**What the exercise asks:**
Copy each line below exactly and leave the pictures out.

**Supplied data:**

--- --- ---

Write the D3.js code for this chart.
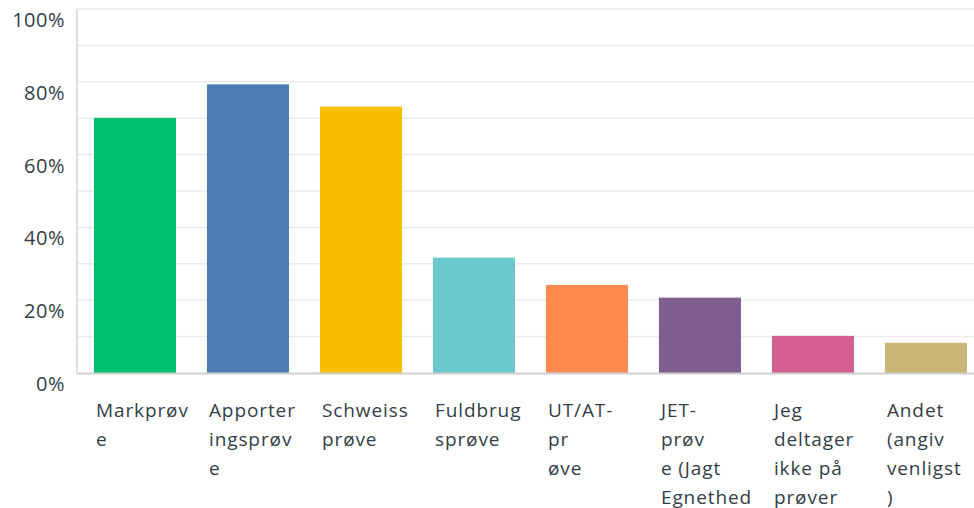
<!DOCTYPE html>
<html>
<head>
<meta charset="utf-8">
<script src="https://cdn.jsdelivr.net/npm/d3@7"></script>
<style>
  html, body { margin: 0; padding: 0; background: #fff; }
  svg { display: block; }
  text { font-family: "Open Sans", "Noto Sans", sans-serif; fill: #333e48; }
</style>
</head>
<body>
<svg id="chart" width="974" height="508"></svg>
<script>
const categories = ["Markprøve", "Apporteringsprøve", "Schweissprøve", "Fuldbrugsprøve", "UT/AT-prøve", "JET-prøve (Jagt Egnethed", "Jeg deltager ikke på prøver", "Andet (angiv venligst)"];
const labelLines = [
  ["Markprøv", "e"],
  ["Apporter", "ingsprøv", "e"],
  ["Schweiss", "prøve"],
  ["Fuldbrug", "sprøve"],
  ["UT/AT-", "pr", "øve"],
  ["JET-", "prøv", "e (Jagt", "Egnethed"],
  ["Jeg", "deltager", "ikke på", "prøver"],
  ["Andet", "(angiv", "venligst", ")"]
];
const values = [70.1, 79.3, 73.2, 31.7, 24.2, 20.7, 10.2, 8.3];
const colors = ["#00bf6f", "#507cb6", "#f9be00", "#6bc8cd", "#ff8b50", "#7d5e8f", "#d25f90", "#c9b677"];
const yTicks = [0, 20, 40, 60, 80, 100];
const gridTicks = [10, 20, 30, 40, 50, 60, 70, 80, 90, 100];

const svg = d3.select("#chart");
const mLeft = 77, mRight = 974, mTop = 9, mBottom = 373;

const x = d3.scaleBand()
  .domain(categories)
  .range([mLeft, mLeft + 906.9])
  .paddingInner(0.274)
  .paddingOuter(0.150);

const y = d3.scaleLinear().domain([0, 100]).range([mBottom, mTop]);

// gridlines
svg.append("g").selectAll("line").data(gridTicks).join("line")
  .attr("x1", mLeft).attr("x2", mRight)
  .attr("y1", d => y(d)).attr("y2", d => y(d))
  .attr("stroke", "#ececec").attr("stroke-width", 1.5);

// left axis line
svg.append("line")
  .attr("x1", mLeft).attr("x2", mLeft)
  .attr("y1", mTop).attr("y2", mBottom)
  .attr("stroke", "#d4d4d4").attr("stroke-width", 1.5);

// bars
svg.append("g").selectAll("rect").data(values).join("rect")
  .attr("x", (d, i) => x(categories[i]))
  .attr("width", x.bandwidth())
  .attr("y", d => y(d))
  .attr("height", d => y(0) - y(d))
  .attr("fill", (d, i) => colors[i]);

// bottom axis line
svg.append("line")
  .attr("x1", mLeft).attr("x2", mRight)
  .attr("y1", mBottom + 0.5).attr("y2", mBottom + 0.5)
  .attr("stroke", "#d0d0d0").attr("stroke-width", 2);

// y tick labels
svg.append("g").selectAll("text").data(yTicks).join("text")
  .attr("x", 65)
  .attr("y", d => y(d) + 18)
  .attr("text-anchor", "end")
  .attr("font-size", 20)
  .attr("letter-spacing", 0.5)
  .text(d => d + "%");

// x labels
const xl = svg.append("g").selectAll("text").data(categories).join("text")
  .attr("x", d => x(d) + 2)
  .attr("y", 417)
  .attr("font-size", 19)
  .attr("letter-spacing", 0.9);
xl.each(function(d, i) {
  d3.select(this).selectAll("tspan").data(labelLines[i]).join("tspan")
    .attr("x", x(d) + 2)
    .attr("dy", (t, j) => j === 0 ? 0 : 29)
    .text(t => t);
});
</script>
</body>
</html>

--- --- ---

**Reply:**
Write the D3.js code for this chart.
<!DOCTYPE html>
<html>
<head>
<meta charset="utf-8">
<script src="https://cdn.jsdelivr.net/npm/d3@7"></script>
<style>
  html, body { margin: 0; padding: 0; background: #fff; }
  svg { display: block; }
  text { font-family: "Open Sans", "Noto Sans", sans-serif; fill: #333e48; }
</style>
</head>
<body>
<svg id="chart" width="974" height="508"></svg>
<script>
const categories = ["Markprøve", "Apporteringsprøve", "Schweissprøve", "Fuldbrugsprøve", "UT/AT-prøve", "JET-prøve (Jagt Egnethed", "Jeg deltager ikke på prøver", "Andet (angiv venligst)"];
const labelLines = [
  ["Markprøv", "e"],
  ["Apporter", "ingsprøv", "e"],
  ["Schweiss", "prøve"],
  ["Fuldbrug", "sprøve"],
  ["UT/AT-", "pr", "øve"],
  ["JET-", "prøv", "e (Jagt", "Egnethed"],
  ["Jeg", "deltager", "ikke på", "prøver"],
  ["Andet", "(angiv", "venligst", ")"]
];
const values = [70.1, 79.3, 73.2, 31.7, 24.2, 20.7, 10.2, 8.3];
const colors = ["#00bf6f", "#507cb6", "#f9be00", "#6bc8cd", "#ff8b50", "#7d5e8f", "#d25f90", "#c9b677"];
const yTicks = [0, 20, 40, 60, 80, 100];
const gridTicks = [10, 20, 30, 40, 50, 60, 70, 80, 90, 100];

const svg = d3.select("#chart");
const mLeft = 77, mRight = 974, mTop = 9, mBottom = 373;

const x = d3.scaleBand()
  .domain(categories)
  .range([mLeft, mLeft + 906.9])
  .paddingInner(0.274)
  .paddingOuter(0.150);

const y = d3.scaleLinear().domain([0, 100]).range([mBottom, mTop]);

// gridlines
svg.append("g").selectAll("line").data(gridTicks).join("line")
  .attr("x1", mLeft).attr("x2", mRight)
  .attr("y1", d => y(d)).attr("y2", d => y(d))
  .attr("stroke", "#ececec").attr("stroke-width", 1.5);

// left axis line
svg.append("line")
  .attr("x1", mLeft).attr("x2", mLeft)
  .attr("y1", mTop).attr("y2", mBottom)
  .attr("stroke", "#d4d4d4").attr("stroke-width", 1.5);

// bars
svg.append("g").selectAll("rect").data(values).join("rect")
  .attr("x", (d, i) => x(categories[i]))
  .attr("width", x.bandwidth())
  .attr("y", d => y(d))
  .attr("height", d => y(0) - y(d))
  .attr("fill", (d, i) => colors[i]);

// bottom axis line
svg.append("line")
  .attr("x1", mLeft).attr("x2", mRight)
  .attr("y1", mBottom + 0.5).attr("y2", mBottom + 0.5)
  .attr("stroke", "#d0d0d0").attr("stroke-width", 2);

// y tick labels
svg.append("g").selectAll("text").data(yTicks).join("text")
  .attr("x", 65)
  .attr("y", d => y(d) + 18)
  .attr("text-anchor", "end")
  .attr("font-size", 20)
  .attr("letter-spacing", 0.5)
  .text(d => d + "%");

// x labels
const xl = svg.append("g").selectAll("text").data(categories).join("text")
  .attr("x", d => x(d) + 2)
  .attr("y", 417)
  .attr("font-size", 19)
  .attr("letter-spacing", 0.9);
xl.each(function(d, i) {
  d3.select(this).selectAll("tspan").data(labelLines[i]).join("tspan")
    .attr("x", x(d) + 2)
    .attr("dy", (t, j) => j === 0 ? 0 : 29)
    .text(t => t);
});
</script>
</body>
</html>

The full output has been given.